**Directions**
From the records below, pull each line that has "this".

**Information provided**
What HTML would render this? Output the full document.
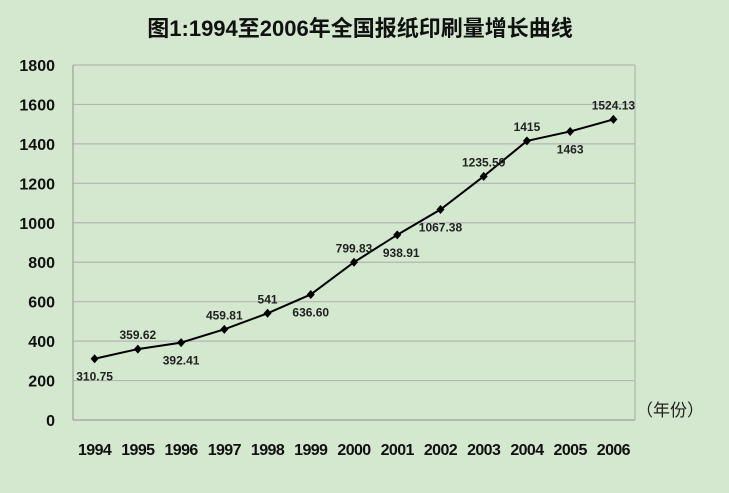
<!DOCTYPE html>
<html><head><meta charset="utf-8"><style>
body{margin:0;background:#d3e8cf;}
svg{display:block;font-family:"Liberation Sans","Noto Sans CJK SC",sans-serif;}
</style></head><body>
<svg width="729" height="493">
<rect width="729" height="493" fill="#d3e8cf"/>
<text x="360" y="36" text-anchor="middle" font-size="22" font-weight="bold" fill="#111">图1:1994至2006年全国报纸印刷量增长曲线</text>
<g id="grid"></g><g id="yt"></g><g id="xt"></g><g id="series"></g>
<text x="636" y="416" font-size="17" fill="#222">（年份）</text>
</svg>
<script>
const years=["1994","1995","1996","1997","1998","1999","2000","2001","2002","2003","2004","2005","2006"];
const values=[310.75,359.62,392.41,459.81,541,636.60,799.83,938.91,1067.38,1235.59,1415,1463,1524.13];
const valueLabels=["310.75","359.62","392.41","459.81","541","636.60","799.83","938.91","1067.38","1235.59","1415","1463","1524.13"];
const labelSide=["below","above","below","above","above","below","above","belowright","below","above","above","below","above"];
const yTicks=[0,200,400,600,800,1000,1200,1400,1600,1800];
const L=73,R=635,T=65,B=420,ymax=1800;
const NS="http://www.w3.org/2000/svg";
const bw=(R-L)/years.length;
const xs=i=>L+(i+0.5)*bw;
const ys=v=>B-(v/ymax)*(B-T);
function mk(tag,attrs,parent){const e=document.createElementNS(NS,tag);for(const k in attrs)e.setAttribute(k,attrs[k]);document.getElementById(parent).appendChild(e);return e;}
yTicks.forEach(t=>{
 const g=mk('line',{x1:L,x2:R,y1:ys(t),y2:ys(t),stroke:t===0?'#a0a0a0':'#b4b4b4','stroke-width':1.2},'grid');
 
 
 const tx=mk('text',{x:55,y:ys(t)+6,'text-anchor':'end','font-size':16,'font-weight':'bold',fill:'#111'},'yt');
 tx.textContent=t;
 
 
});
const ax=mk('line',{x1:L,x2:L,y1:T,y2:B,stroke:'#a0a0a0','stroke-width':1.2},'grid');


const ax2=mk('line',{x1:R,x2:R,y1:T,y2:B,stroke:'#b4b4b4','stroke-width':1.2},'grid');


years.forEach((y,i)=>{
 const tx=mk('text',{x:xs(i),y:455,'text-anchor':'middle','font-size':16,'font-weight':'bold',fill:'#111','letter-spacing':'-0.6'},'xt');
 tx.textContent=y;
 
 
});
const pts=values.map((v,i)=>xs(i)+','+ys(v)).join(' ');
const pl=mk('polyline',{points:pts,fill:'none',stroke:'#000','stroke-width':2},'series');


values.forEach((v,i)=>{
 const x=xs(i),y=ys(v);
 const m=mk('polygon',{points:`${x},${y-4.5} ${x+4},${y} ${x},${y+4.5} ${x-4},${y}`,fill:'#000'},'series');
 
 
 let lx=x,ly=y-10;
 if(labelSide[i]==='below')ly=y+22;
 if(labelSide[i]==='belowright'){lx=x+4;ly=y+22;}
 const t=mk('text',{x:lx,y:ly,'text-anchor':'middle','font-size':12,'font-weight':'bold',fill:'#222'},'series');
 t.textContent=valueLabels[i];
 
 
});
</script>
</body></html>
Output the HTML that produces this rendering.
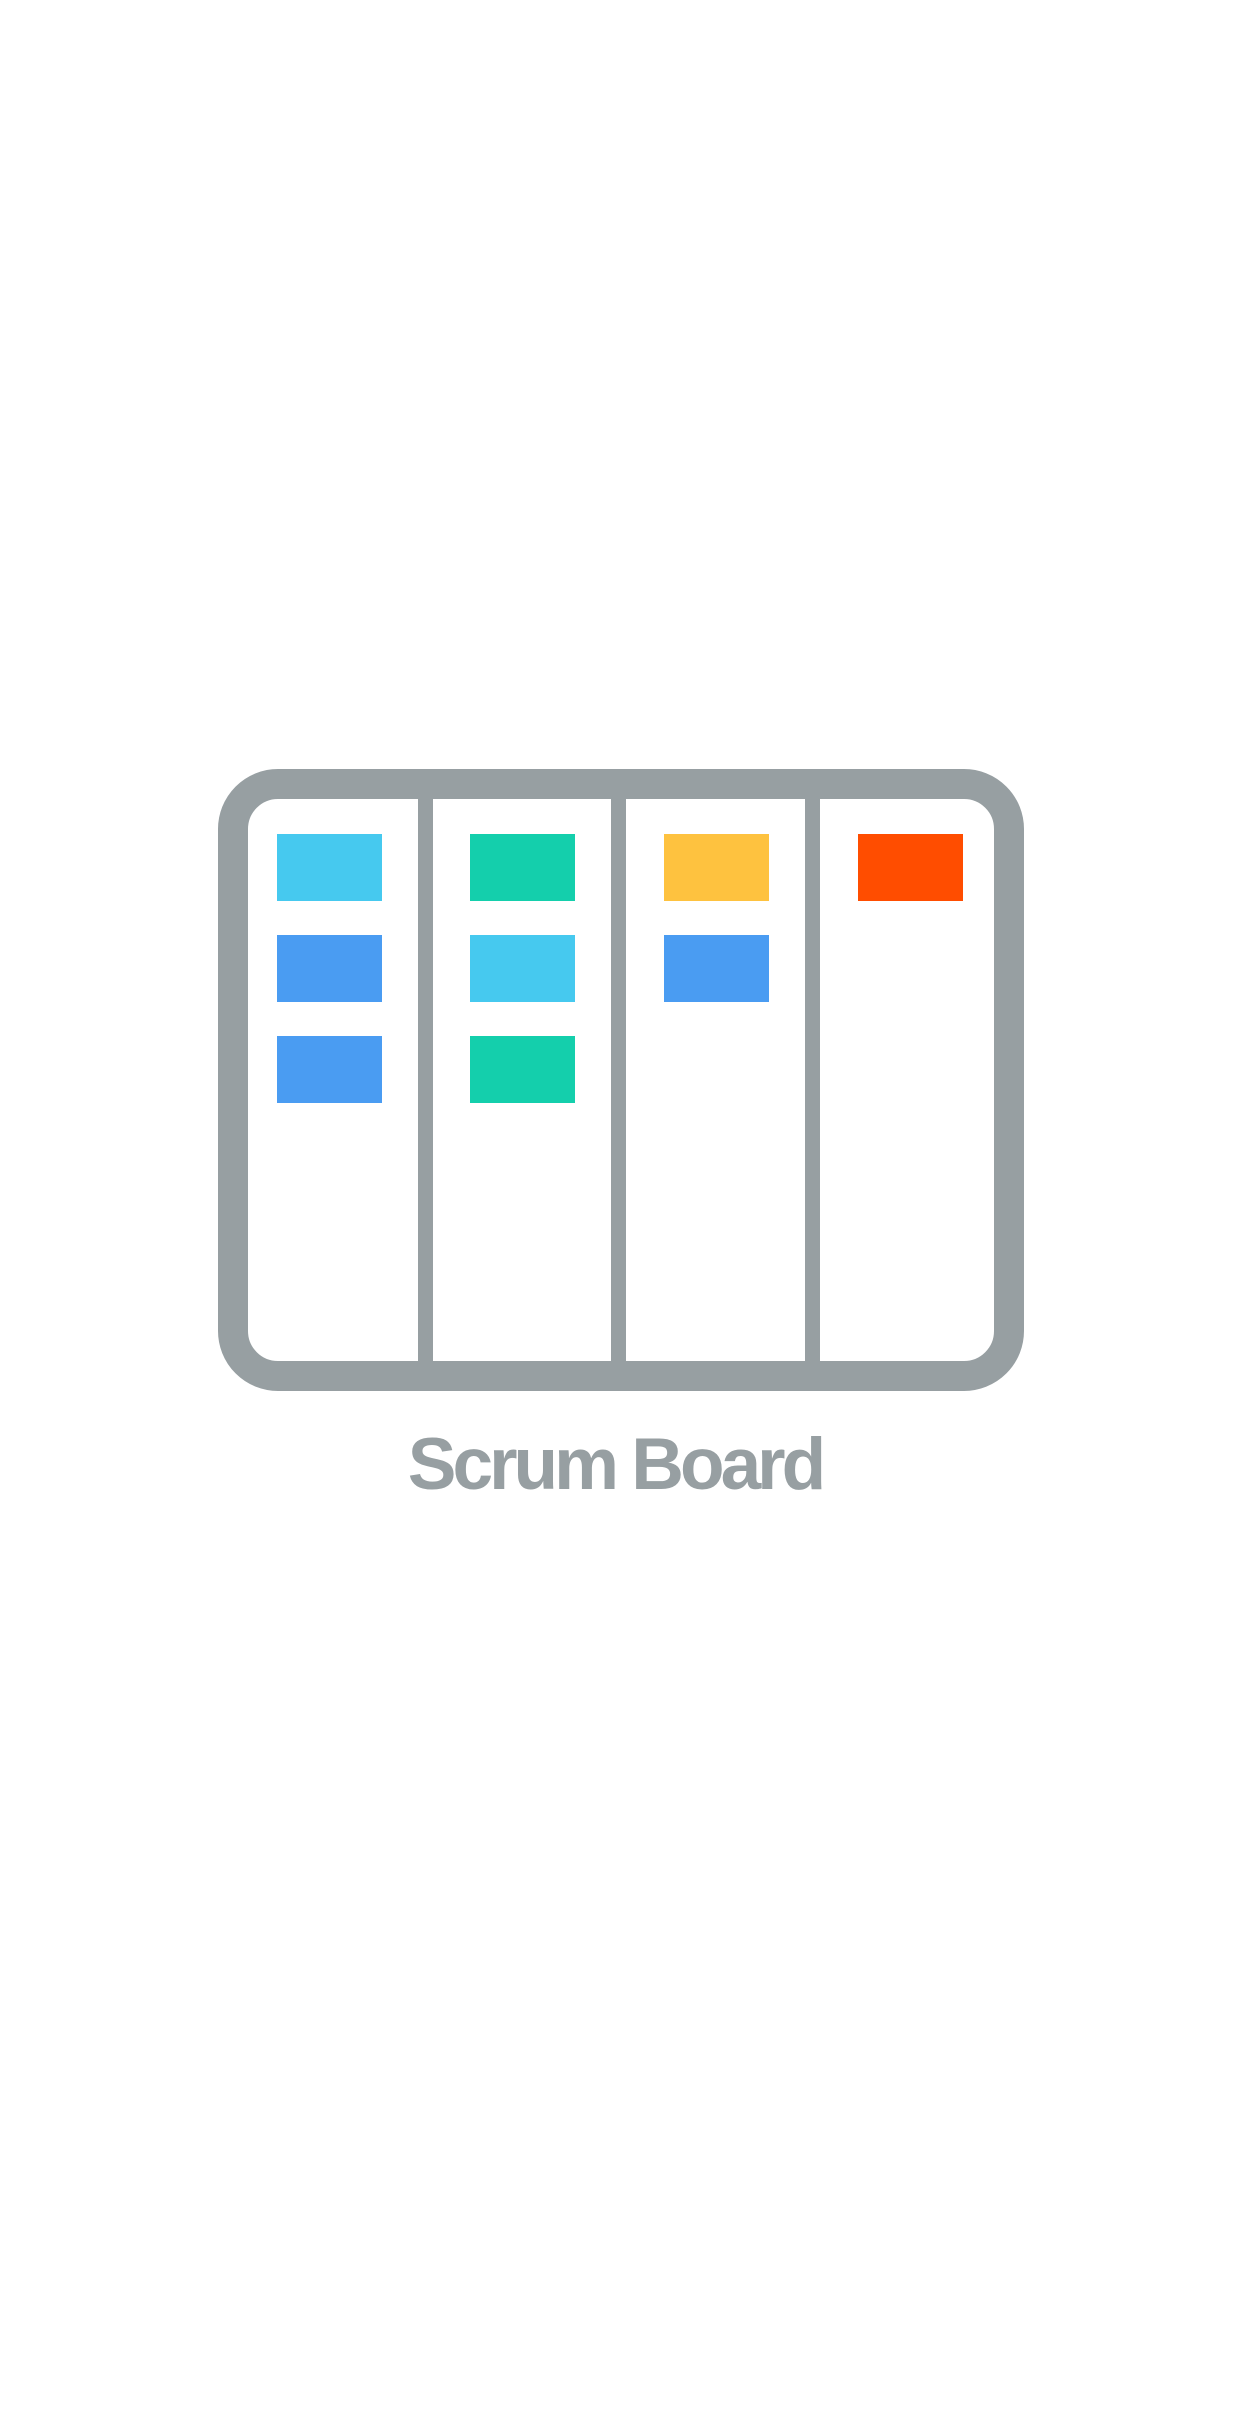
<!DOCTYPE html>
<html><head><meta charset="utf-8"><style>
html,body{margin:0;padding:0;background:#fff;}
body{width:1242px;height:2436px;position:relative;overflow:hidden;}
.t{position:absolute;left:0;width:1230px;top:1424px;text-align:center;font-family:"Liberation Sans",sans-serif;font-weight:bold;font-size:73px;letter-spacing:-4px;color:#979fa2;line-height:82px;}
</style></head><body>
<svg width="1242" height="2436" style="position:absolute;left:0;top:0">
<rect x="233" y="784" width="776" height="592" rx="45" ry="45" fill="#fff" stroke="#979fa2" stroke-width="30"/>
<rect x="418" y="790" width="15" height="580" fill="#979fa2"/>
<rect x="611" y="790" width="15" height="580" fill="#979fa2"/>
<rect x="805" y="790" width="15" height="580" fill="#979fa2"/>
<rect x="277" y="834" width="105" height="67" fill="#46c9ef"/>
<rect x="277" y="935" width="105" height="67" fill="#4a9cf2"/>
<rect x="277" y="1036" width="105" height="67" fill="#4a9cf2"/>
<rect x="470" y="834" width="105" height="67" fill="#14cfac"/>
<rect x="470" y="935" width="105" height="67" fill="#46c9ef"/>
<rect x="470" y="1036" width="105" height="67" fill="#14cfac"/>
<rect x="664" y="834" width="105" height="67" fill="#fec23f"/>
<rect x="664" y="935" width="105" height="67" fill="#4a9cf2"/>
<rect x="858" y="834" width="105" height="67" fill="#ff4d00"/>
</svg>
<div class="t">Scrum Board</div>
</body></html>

**Solution to the problem**
What HTML would render this? Output the full document.
Output the HTML that produces this rendering.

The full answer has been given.